The challenge for recordkeepers is to determine how to navigate relationships with aggregators when working with higher-balance participants and capture rollovers, the report suggests. Recordkeepers will need to “play defense,” striking a balance between satisfying plan advisors to retain DC mandates while maintaining relationships with aggregators, because of the influence they have in helping plan sponsors monitor and select their recordkeeper, the report further notes.  

However, sacrificing rollover opportunities to placate the plan advisor and maintain the plan may not yield desirable financial outcomes, the report further observes, adding that―in many cases―a middle ground between the two providers will exist.

“Initiating direct, constructive conversations with plan advisors to address their respective approaches to capturing rollovers will help recordkeepers find a middle ground,” states O’Brien.

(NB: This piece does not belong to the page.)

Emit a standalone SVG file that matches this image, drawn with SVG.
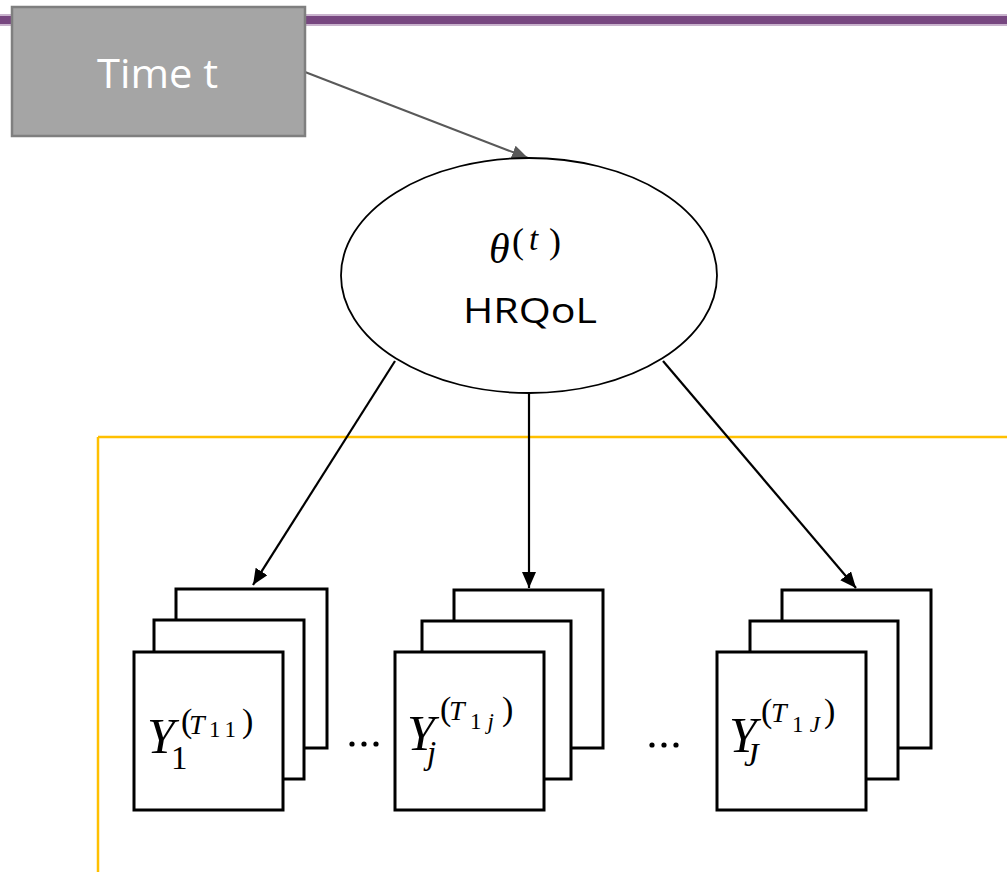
<svg xmlns="http://www.w3.org/2000/svg" width="1007" height="874" viewBox="0 0 1007 874">
<defs>
<marker id="ahGray" markerUnits="userSpaceOnUse" markerWidth="18" markerHeight="14" refX="16" refY="7" orient="auto"><path d="M0,0 L16,7 L0,14 z" fill="#595959"/></marker>
<marker id="ahBlack" markerUnits="userSpaceOnUse" markerWidth="18" markerHeight="14" refX="16" refY="7" orient="auto"><path d="M0,0 L16,7 L0,14 z" fill="#000"/></marker>
<style>
.card{fill:#fff;stroke:#000;stroke-width:3}
.m{font-family:"Liberation Serif","DejaVu Serif",serif;fill:#000}
.i{font-style:italic}
.lbl{font-family:"Open Sans","Liberation Sans",sans-serif}
.dot{fill:#000}
</style>
</defs>
<rect width="1007" height="874" fill="#fff"/>
<rect x="0" y="14" width="1007" height="12" fill="#c9b3cd"/>
<rect x="0" y="16" width="1007" height="8" fill="#774780"/>
<line x1="98" y1="437" x2="1007" y2="437" stroke="#ffc000" stroke-width="2.5"/>
<line x1="98" y1="437" x2="98" y2="872" stroke="#ffc000" stroke-width="2.5"/>
<g id="connectors" fill="none">
<line x1="305" y1="72" x2="528" y2="158" stroke="#595959" stroke-width="2" marker-end="url(#ahGray)"/>
<line x1="395" y1="361" x2="253" y2="585" stroke="#000" stroke-width="2.2" marker-end="url(#ahBlack)"/>
<line x1="529" y1="393" x2="529" y2="588" stroke="#000" stroke-width="2.2" marker-end="url(#ahBlack)"/>
<line x1="663" y1="361" x2="856" y2="588" stroke="#000" stroke-width="2.2" marker-end="url(#ahBlack)"/>
</g>
<g id="time">
<rect x="12" y="7" width="293" height="129" fill="#a5a5a5" stroke="#7f7f7f" stroke-width="2.5"/>
<text x="97" y="88" class="lbl" font-size="41" fill="#fff" textLength="121" lengthAdjust="spacingAndGlyphs">Time t</text>
</g>
<g id="hrqol">
<ellipse cx="529" cy="275.5" rx="188" ry="117.5" fill="#fff" stroke="#000" stroke-width="1.8"/>
<text x="489" y="263" class="m i" font-size="42">θ</text>
<text x="512" y="253" class="m" font-size="36">(</text>
<text x="529" y="250" class="m i" font-size="33">t</text>
<text x="549" y="253" class="m" font-size="36">)</text>
<text x="463" y="323" class="lbl" font-size="34" textLength="134" lengthAdjust="spacingAndGlyphs">HRQoL</text>
</g>
<g id="y1">
<rect class="card" x="176" y="589" width="151" height="159"/>
<rect class="card" x="154" y="620" width="150" height="159"/>
<rect class="card" x="134" y="652" width="149" height="158"/>
<text x="147" y="753" class="m i" font-size="50">Y</text>
<text x="171" y="769" class="m" font-size="33">1</text>
<text x="181" y="732" class="m" font-size="34">(</text>
<text x="189" y="734" class="m i" font-size="28">T</text>
<text x="209" y="737" class="m" font-size="23" textLength="27" lengthAdjust="spacing">11</text>
<text x="242" y="732" class="m" font-size="34">)</text>
</g>
<g id="yj">
<rect class="card" x="454" y="590" width="149" height="158"/>
<rect class="card" x="422" y="621" width="149" height="158"/>
<rect class="card" x="395" y="652" width="149" height="158"/>
<text x="407" y="750" class="m i" font-size="50">Y</text>
<text x="427" y="764" class="m i" font-size="33">j</text>
<text x="440" y="720" class="m" font-size="34">(</text>
<text x="449" y="720" class="m i" font-size="28">T</text>
<text x="470" y="729" class="m" font-size="23" textLength="24" lengthAdjust="spacing">1<tspan class="i">j</tspan></text>
<text x="502" y="720" class="m" font-size="34">)</text>
</g>
<g id="yJ">
<rect class="card" x="782" y="590" width="149" height="158"/>
<rect class="card" x="750" y="621" width="148" height="158"/>
<rect class="card" x="717" y="652" width="149" height="158"/>
<text x="729" y="752" class="m i" font-size="50">Y</text>
<text x="744" y="766" class="m i" font-size="33">J</text>
<text x="761" y="722" class="m" font-size="34">(</text>
<text x="771" y="722" class="m i" font-size="28">T</text>
<text x="792" y="732" class="m" font-size="23" textLength="28" lengthAdjust="spacing">1<tspan class="i">J</tspan></text>
<text x="824" y="722" class="m" font-size="34">)</text>
</g>
<g id="dots">
<circle class="dot" cx="352" cy="744" r="2.6"/>
<circle class="dot" cx="364" cy="744" r="2.6"/>
<circle class="dot" cx="376" cy="744" r="2.6"/>
<circle class="dot" cx="652" cy="745" r="2.6"/>
<circle class="dot" cx="664" cy="745" r="2.6"/>
<circle class="dot" cx="676" cy="745" r="2.6"/>
</g>
</svg>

The research also suggests that recordkeepers consider employing a tiered wealth management service model (based on investor household investable assets) to serve mass-affluent and middle-market rollover clients who fall a tick below the plan advisor’s purview.

“There is an opportunity for recordkeepers to leverage digital solutions that offer scale to serve less affluent participants or those unwilling to pay the higher fees associated with a traditional wealth management relationship,” he concludes.